Chief Justice Susan Christensen of Harlan recapped the system's response to the continuing coronavirus pandemic during the annual Condition of the Judiciary Speech in the Iowa Legislature Wednesday morning. It was Christensen's first such speech in the position, having been selected for another two-year term last Friday. Christensen says the state's court system has been "turned on its head" because of COVID-19 for more than a year.

"We can't just shut our doors and say, 'see you when it gets better,'" said Christensen. "It's not like people have a choice to do business with us. We tend to do something called 'subpoena' or 'summons.' We don't have the luxury of sending out an invitation with an RSVP."

After trials and other in-person business in courthouses around the state were shut down due to COVID-related restrictions, Christensen says the judiciary system took steps to provide public access to legal services. The first step was going virtual.

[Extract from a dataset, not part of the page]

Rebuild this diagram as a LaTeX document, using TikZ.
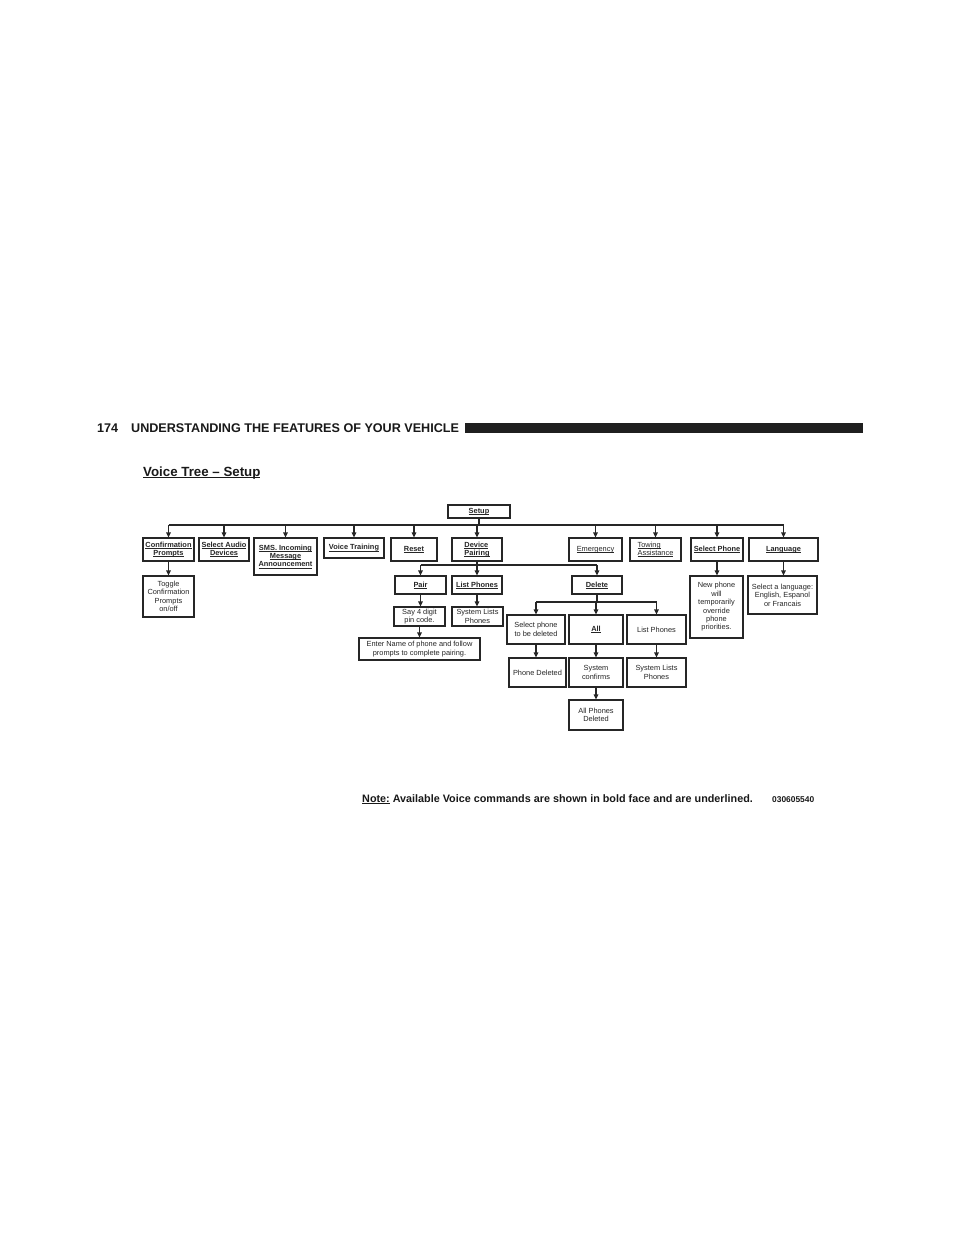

"Thank goodness our branch had the foresight about 15 years ago to plan and implement an electronic filing system--which allows us to be paperless," she said. "And thank goodness for you, our legislature, for making sure we had adequate funding, and maintaining that adequate funding, to keep our technological infrastructure."

Christensen says safety steps were taken in courtrooms across the state when so-called "pilot trials" resumed on September 14th.

"Masks have been required for entering the court-controlled spaces," said Christensen. "Seating for the litigants has been reduced to comply with the social distancing, and if that couldn't happen, we have used Plexiglas dividers. With these accommodations, what a courtroom looks like is you have a judge, court reporter, lawyers, their clients and a jury. Some courtrooms have a little of room for the public to sit, and socially distance. Others don't. In both of those situations, there's typically another room in the courthouse that has been set up for remote viewing for the public."

Another spike in COVID cases forced another shutdown in trial activity in November. Plans call for resuming trials February 6th. Christensen says the state's court system faced other challenges in 2020. She says the state's court workers and judges showed resiliency in providing services following the August 10th derecho. Then, there were the violent protests in late May-early June following the George Floyd murder in Minneapolis.

"As public servants, our task is as simple as it is solemn--to provide justice, without fear, favor or affection," she said. "Long ago, we recognize that justice doesn't just come out of our opinions. It also is addressed in our committees, our work groups, our commissions, our rules and our task forces. Over the past six years, the judicial branch has dedicated itself to implementing initiatives that are designed to identify and eliminate discriminatory behaviors--behaviors that may compound the disparities present in our system of justice as a whole."

Heading into 2021, Christensen says all court employees will receive training to eliminate illicit bias on matters concerning race, gender and other identified protected classes.